SHORT TASK
Leave out any picture and return the remaining listing below exactly as given.

[START GIVEN DATA]

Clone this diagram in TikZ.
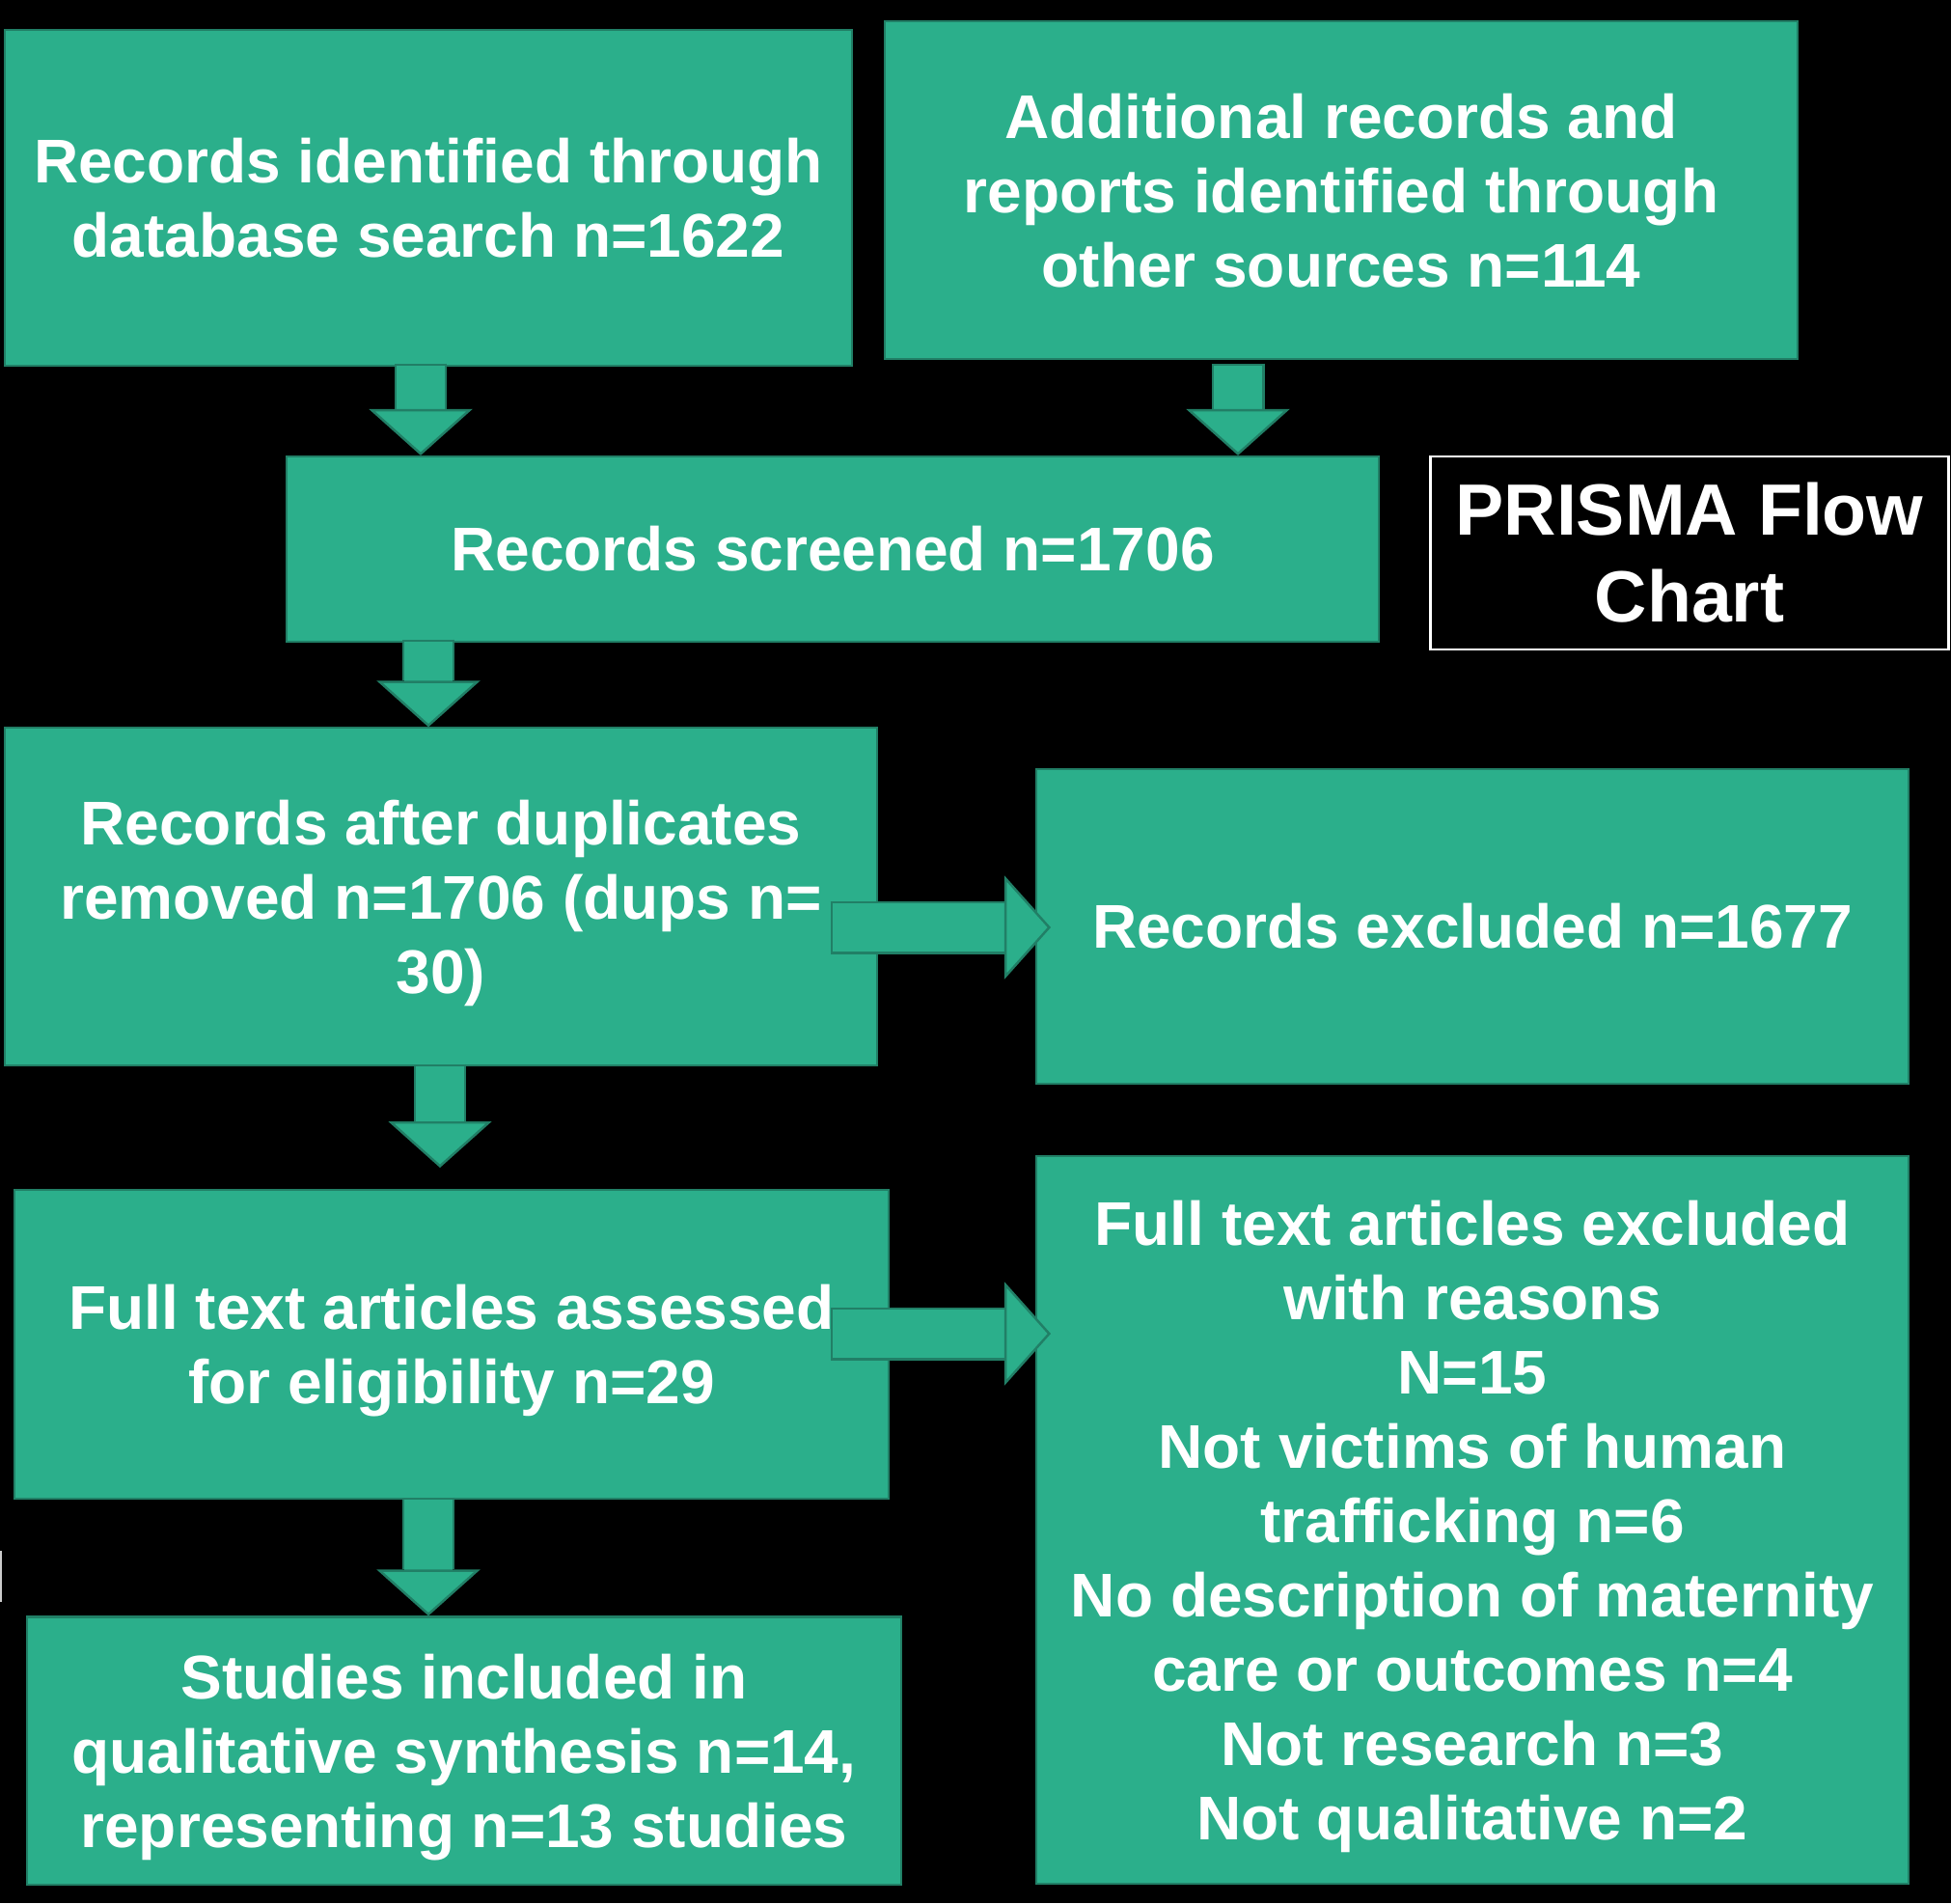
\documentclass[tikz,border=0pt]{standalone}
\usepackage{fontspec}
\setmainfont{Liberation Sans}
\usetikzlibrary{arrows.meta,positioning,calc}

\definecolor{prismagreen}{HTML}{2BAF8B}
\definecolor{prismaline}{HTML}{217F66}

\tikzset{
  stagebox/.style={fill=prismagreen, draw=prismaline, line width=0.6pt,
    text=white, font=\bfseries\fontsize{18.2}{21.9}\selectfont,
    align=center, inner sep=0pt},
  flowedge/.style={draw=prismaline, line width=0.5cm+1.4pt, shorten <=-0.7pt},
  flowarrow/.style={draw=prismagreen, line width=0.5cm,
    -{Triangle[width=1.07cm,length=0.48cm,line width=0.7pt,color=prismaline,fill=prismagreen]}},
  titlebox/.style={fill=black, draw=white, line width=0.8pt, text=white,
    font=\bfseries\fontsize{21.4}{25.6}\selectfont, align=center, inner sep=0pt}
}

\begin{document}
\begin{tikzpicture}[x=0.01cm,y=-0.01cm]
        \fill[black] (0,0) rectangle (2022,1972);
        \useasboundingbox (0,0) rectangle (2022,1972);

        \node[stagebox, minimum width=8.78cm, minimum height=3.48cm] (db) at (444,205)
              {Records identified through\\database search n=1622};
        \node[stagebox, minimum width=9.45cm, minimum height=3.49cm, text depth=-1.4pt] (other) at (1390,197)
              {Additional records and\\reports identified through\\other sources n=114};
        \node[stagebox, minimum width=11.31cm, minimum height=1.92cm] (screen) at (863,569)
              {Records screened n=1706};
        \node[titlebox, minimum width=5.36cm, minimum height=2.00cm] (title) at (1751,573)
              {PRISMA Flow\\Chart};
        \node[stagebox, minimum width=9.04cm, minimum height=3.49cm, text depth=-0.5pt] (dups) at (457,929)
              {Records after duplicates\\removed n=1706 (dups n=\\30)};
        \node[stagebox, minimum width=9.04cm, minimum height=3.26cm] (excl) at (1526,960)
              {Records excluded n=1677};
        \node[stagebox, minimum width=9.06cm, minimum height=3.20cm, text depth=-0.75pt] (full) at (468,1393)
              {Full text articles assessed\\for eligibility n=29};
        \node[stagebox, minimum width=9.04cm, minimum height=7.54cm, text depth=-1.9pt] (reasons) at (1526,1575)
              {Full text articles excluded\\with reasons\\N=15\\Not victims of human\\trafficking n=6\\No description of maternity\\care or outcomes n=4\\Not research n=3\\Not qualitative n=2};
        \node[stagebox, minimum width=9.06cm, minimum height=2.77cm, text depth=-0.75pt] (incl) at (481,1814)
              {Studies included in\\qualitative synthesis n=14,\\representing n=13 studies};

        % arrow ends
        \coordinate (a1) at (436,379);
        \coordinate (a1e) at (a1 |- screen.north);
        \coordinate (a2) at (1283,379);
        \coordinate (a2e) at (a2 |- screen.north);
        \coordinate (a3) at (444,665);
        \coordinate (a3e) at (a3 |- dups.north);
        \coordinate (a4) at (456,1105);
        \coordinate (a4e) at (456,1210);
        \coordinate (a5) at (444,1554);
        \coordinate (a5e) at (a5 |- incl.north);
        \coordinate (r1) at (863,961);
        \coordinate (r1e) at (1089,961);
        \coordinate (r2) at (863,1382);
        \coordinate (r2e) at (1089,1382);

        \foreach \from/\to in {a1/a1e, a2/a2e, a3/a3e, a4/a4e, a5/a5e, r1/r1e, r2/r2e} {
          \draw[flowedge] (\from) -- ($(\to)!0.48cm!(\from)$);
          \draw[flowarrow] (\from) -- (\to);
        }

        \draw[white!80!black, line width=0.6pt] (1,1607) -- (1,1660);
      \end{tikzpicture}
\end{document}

[END GIVEN DATA]

EXERCISE SOLUTION
Clone this diagram in TikZ.
\documentclass[tikz,border=0pt]{standalone}
\usepackage{fontspec}
\setmainfont{Liberation Sans}
\usetikzlibrary{arrows.meta,positioning,calc}

\definecolor{prismagreen}{HTML}{2BAF8B}
\definecolor{prismaline}{HTML}{217F66}

\tikzset{
  stagebox/.style={fill=prismagreen, draw=prismaline, line width=0.6pt,
    text=white, font=\bfseries\fontsize{18.2}{21.9}\selectfont,
    align=center, inner sep=0pt},
  flowedge/.style={draw=prismaline, line width=0.5cm+1.4pt, shorten <=-0.7pt},
  flowarrow/.style={draw=prismagreen, line width=0.5cm,
    -{Triangle[width=1.07cm,length=0.48cm,line width=0.7pt,color=prismaline,fill=prismagreen]}},
  titlebox/.style={fill=black, draw=white, line width=0.8pt, text=white,
    font=\bfseries\fontsize{21.4}{25.6}\selectfont, align=center, inner sep=0pt}
}

\begin{document}
\begin{tikzpicture}[x=0.01cm,y=-0.01cm]
        \fill[black] (0,0) rectangle (2022,1972);
        \useasboundingbox (0,0) rectangle (2022,1972);

        \node[stagebox, minimum width=8.78cm, minimum height=3.48cm] (db) at (444,205)
              {Records identified through\\database search n=1622};
        \node[stagebox, minimum width=9.45cm, minimum height=3.49cm, text depth=-1.4pt] (other) at (1390,197)
              {Additional records and\\reports identified through\\other sources n=114};
        \node[stagebox, minimum width=11.31cm, minimum height=1.92cm] (screen) at (863,569)
              {Records screened n=1706};
        \node[titlebox, minimum width=5.36cm, minimum height=2.00cm] (title) at (1751,573)
              {PRISMA Flow\\Chart};
        \node[stagebox, minimum width=9.04cm, minimum height=3.49cm, text depth=-0.5pt] (dups) at (457,929)
              {Records after duplicates\\removed n=1706 (dups n=\\30)};
        \node[stagebox, minimum width=9.04cm, minimum height=3.26cm] (excl) at (1526,960)
              {Records excluded n=1677};
        \node[stagebox, minimum width=9.06cm, minimum height=3.20cm, text depth=-0.75pt] (full) at (468,1393)
              {Full text articles assessed\\for eligibility n=29};
        \node[stagebox, minimum width=9.04cm, minimum height=7.54cm, text depth=-1.9pt] (reasons) at (1526,1575)
              {Full text articles excluded\\with reasons\\N=15\\Not victims of human\\trafficking n=6\\No description of maternity\\care or outcomes n=4\\Not research n=3\\Not qualitative n=2};
        \node[stagebox, minimum width=9.06cm, minimum height=2.77cm, text depth=-0.75pt] (incl) at (481,1814)
              {Studies included in\\qualitative synthesis n=14,\\representing n=13 studies};

        % arrow ends
        \coordinate (a1) at (436,379);
        \coordinate (a1e) at (a1 |- screen.north);
        \coordinate (a2) at (1283,379);
        \coordinate (a2e) at (a2 |- screen.north);
        \coordinate (a3) at (444,665);
        \coordinate (a3e) at (a3 |- dups.north);
        \coordinate (a4) at (456,1105);
        \coordinate (a4e) at (456,1210);
        \coordinate (a5) at (444,1554);
        \coordinate (a5e) at (a5 |- incl.north);
        \coordinate (r1) at (863,961);
        \coordinate (r1e) at (1089,961);
        \coordinate (r2) at (863,1382);
        \coordinate (r2e) at (1089,1382);

        \foreach \from/\to in {a1/a1e, a2/a2e, a3/a3e, a4/a4e, a5/a5e, r1/r1e, r2/r2e} {
          \draw[flowedge] (\from) -- ($(\to)!0.48cm!(\from)$);
          \draw[flowarrow] (\from) -- (\to);
        }

        \draw[white!80!black, line width=0.6pt] (1,1607) -- (1,1660);
      \end{tikzpicture}
\end{document}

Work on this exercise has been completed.